Azure Data Factory Copy Data Activity changes data while copying Parquet data to Dedicated SQL Pool

Copper Contributor

Hi All,

We have a parquet file on a ADLS2 Storage container, that has over 7 million rows of data. 

We created a Copy Data Activity on Azure Data Factory, to move this data to a table in Dedicated SQL Pool. All the data from the Parquet file goes into the database table accurately, except for this one row, where there is a Decimal value of 78.6 in the parquet file, that goes into the SQL table as 78.5. 

Here's more context on the steps we took so far to trace the root cause for this issue:

  • We have tried to change the parquet file name and push it to this table -- the data still goes in to the SQL table as 78.5 (when the parquet file has 78.6)
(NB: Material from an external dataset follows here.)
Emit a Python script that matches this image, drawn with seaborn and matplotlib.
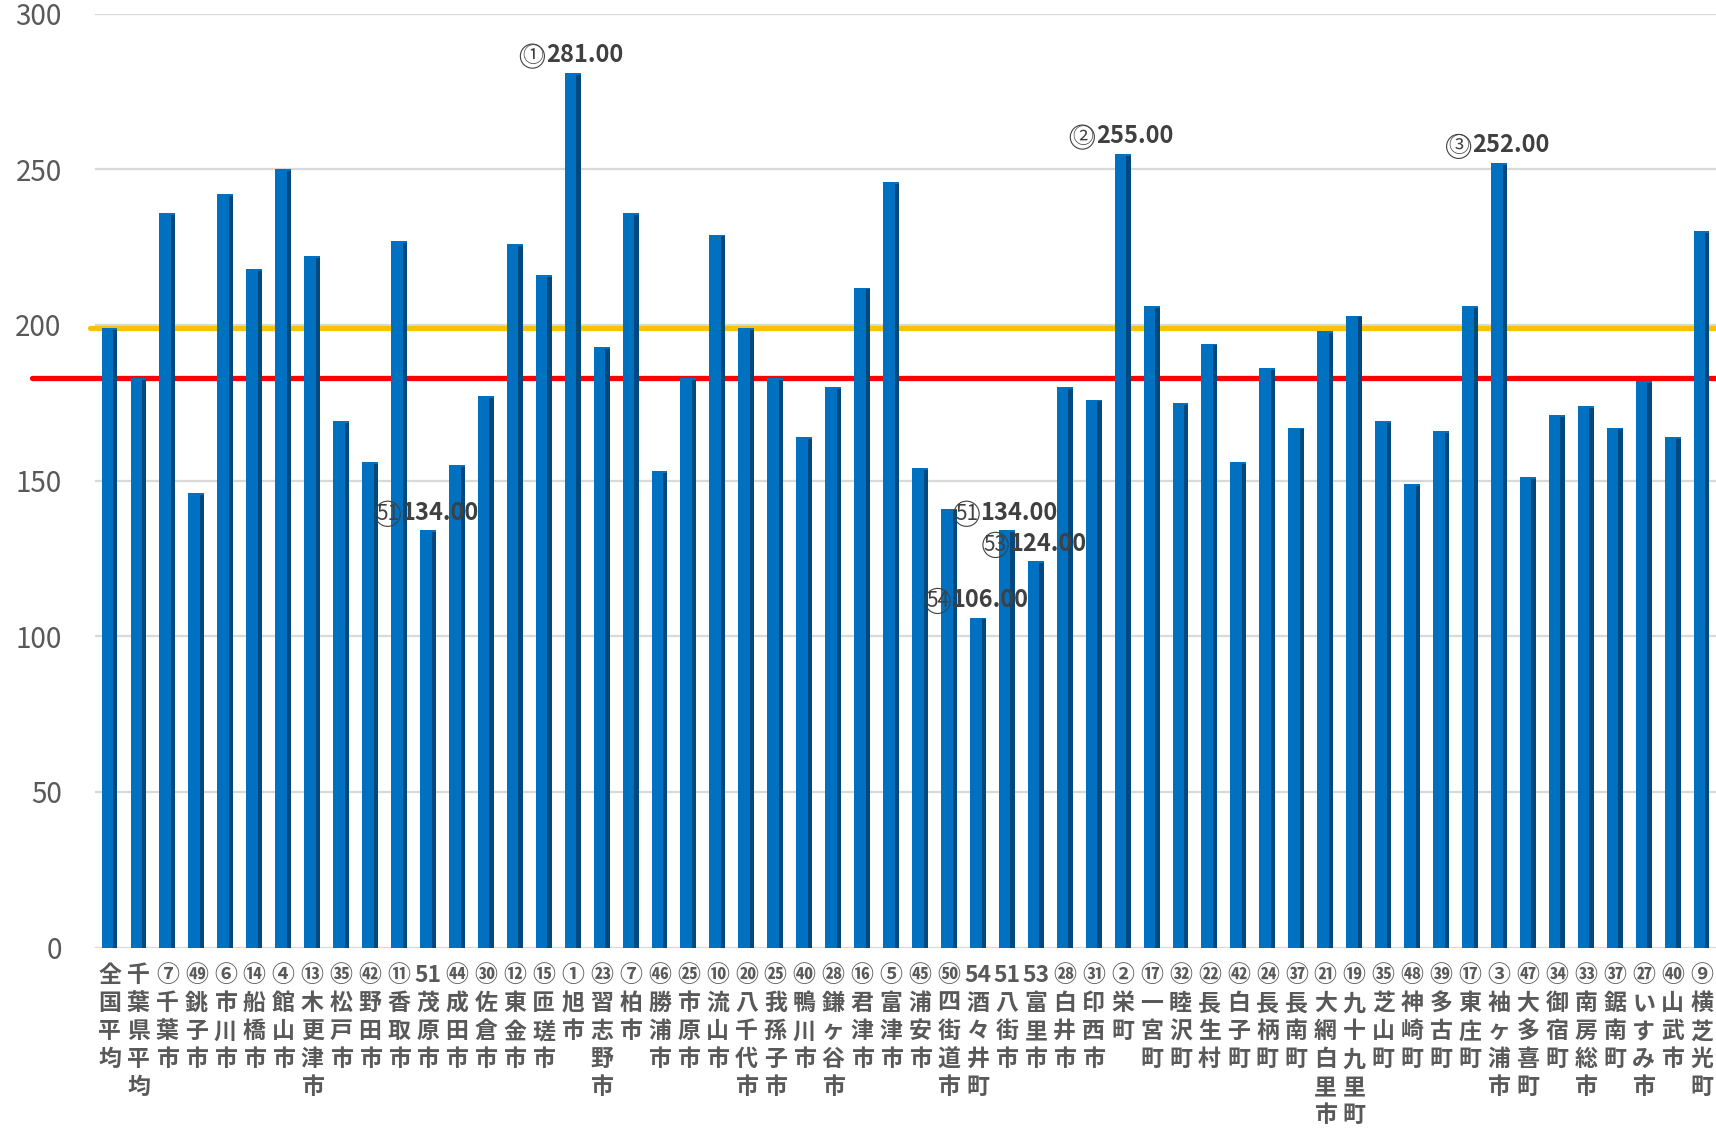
import matplotlib
matplotlib.use("Agg")
import matplotlib.pyplot as plt
import numpy as np
import pandas as pd
import seaborn as sns

# ── Data ──────────────────────────────────────────────────────────────────────

ranks = [
    "", "", "⑦", "㊾", "⑥", "⑭", "④", "⑬", "㉟", "㊷",
    "⑪", "51", "㊹", "㉚", "⑫", "⑮", "①", "㉓", "⑦", "㊻",
    "㉕", "⑩", "⑳", "㉕", "㊵", "㉘", "⑯", "⑤", "㊺", "㊿",
    "54", "51", "53", "㉘", "㉛", "②", "⑰", "㉜", "㉒", "㊷",
    "㉔", "㊲", "㉑", "⑲", "㉟", "㊽", "㊴", "⑰", "③", "㊼",
    "㉞", "㉝", "㊲", "㉗", "㊵", "⑨",
]

names = [
    "全国平均", "千葉県平均", "千葉市", "銚子市", "市川市", "船橋市", "館山市", "木更津市", "松戸市", "野田市",
    "香取市", "茂原市", "成田市", "佐倉市", "東金市", "匝瑳市", "旭市", "習志野市", "柏市", "勝浦市",
    "市原市", "流山市", "八千代市", "我孫子市", "鴨川市", "鎌ヶ谷市", "君津市", "富津市", "浦安市", "四街道市",
    "酒々井町", "八街市", "富里市", "白井市", "印西市", "栄町", "一宮町", "睦沢町", "長生村", "白子町",
    "長柄町", "長南町", "大網白里市", "九十九里町", "芝山町", "神崎町", "多古町", "東庄町", "袖ヶ浦市", "大多喜町",
    "御宿町", "南房総市", "鋸南町", "いすみ市", "山武市", "横芝光町",
]

values = [
    199, 183, 236, 146, 242, 218, 250, 222, 169, 156,
    227, 134, 155, 177, 226, 216, 281, 193, 236, 153,
    183, 229, 199, 183, 164, 180, 212, 246, 154, 141,
    106, 134, 124, 180, 176, 255, 206, 175, 194, 156,
    186, 167, 198, 203, 169, 149, 166, 206, 252, 151,
    171, 174, 167, 182, 164, 230,
]

# bars that carry a value label (top 3 and bottom 4)
labelled = ["旭市", "栄町", "袖ヶ浦市", "茂原市", "八街市", "富里市", "酒々井町"]

yticks = [0, 50, 100, 150, 200, 250, 300]

# ── Plot ──────────────────────────────────────────────────────────────────────

sns.set_theme(style="white")
plt.rcParams["font.family"] = ["Noto Sans CJK JP", "DejaVu Sans"]

df = pd.DataFrame({"label": names, "value": values})
n = len(df)
x = np.arange(n)

fig = plt.figure(figsize=(17.16, 11.28), dpi=100)
ax = fig.add_axes([0.0554, 0.160, 0.9446, 0.828])

ax.set_ylim(0, 300)
ax.set_xlim(-0.5, n - 0.5)
ax.set_yticks(yticks)
ax.yaxis.grid(True, color="#D9D9D9", linewidth=1.6, zorder=0)
ax.set_axisbelow(True)

sns.barplot(data=df, x="label", y="value", color="#0070C0", saturation=1,
            width=0.55, linewidth=0, ax=ax, zorder=3)
# darker right-hand face for the 3D look
ax.bar(x + 0.20, df["value"] - 0.6, width=0.15, color="#00497F", linewidth=0, zorder=4)

# average lines
ax.axhline(values[0], xmin=-0.003, xmax=1, color="#FFC000", linewidth=3.8,
           clip_on=False, zorder=2)
ax.axhline(values[1], xmin=-0.039, xmax=1, color="#FF0000", linewidth=3.8,
           clip_on=False, zorder=2)

# value labels
for i, (name, val) in enumerate(zip(names, values)):
    if name not in labelled:
        continue
    r = ranks[i]
    if r.isdigit():
        # no unicode glyph for circled 51+, draw the circle ourselves
        ax.annotate(f"{val:.2f}", (i, val), xytext=(-19, 4), textcoords="offset points",
                    ha="left", va="bottom", fontsize=17, fontweight="bold",
                    color="#404040", zorder=6)
        ax.annotate(r, (i, val), xytext=(-29, 4), textcoords="offset points",
                    ha="center", va="bottom", fontsize=15, color="#404040", zorder=6,
                    bbox=dict(boxstyle="circle,pad=0.05", fc="none", ec="#404040", lw=0.8))
    else:
        ax.annotate(f"{r}{val:.2f}", (i, val), xytext=(0, 4), textcoords="offset points",
                    ha="center", va="bottom", fontsize=17, fontweight="bold",
                    color="#404040", zorder=6)

xlabels = ["\n".join(([r] if r else []) + list(nm)) for r, nm in zip(ranks, names)]
ax.set_xticks(x)
ax.set_xticklabels(xlabels, fontsize=16.5, fontweight="bold", color="#595959",
                   linespacing=1.28, va="top")
ax.tick_params(axis="x", length=0, pad=12)
ax.tick_params(axis="y", length=0, pad=24, labelsize=20, labelcolor="#595959")
ax.set_xlabel("")
ax.set_ylabel("")
for s in ax.spines.values():
    s.set_visible(False)

fig.savefig("out.png", dpi=100)
plt.close("all")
  • We have tried to create a version 2 table in the SQL DB and pushed the data into this V2 table using the Copy Data Activity, still, the data goes in as 78.5

  • We have checked the compression type used to create the parquet file on our python code (it is GZIP), the compression type used to unzip this parquet file data on Data Factory's Dataset connection -- earlier it was snappy, we changed it to GZIP and re-ran the Copy Data Activity -- and still, the data goes in as 78.5

  • We have checked the Decimal data type precision and scale, as well as the datatype Mapping from source to sink -- if this was off, the whole dataset should have issues for this column, but it is this one row, that goes in to the SQL table incorrectly.

Ask: Has any of you ever encountered this issue before? If so, how did you solve it? 

Any suggestions are welcome. Thank you!!

0 Replies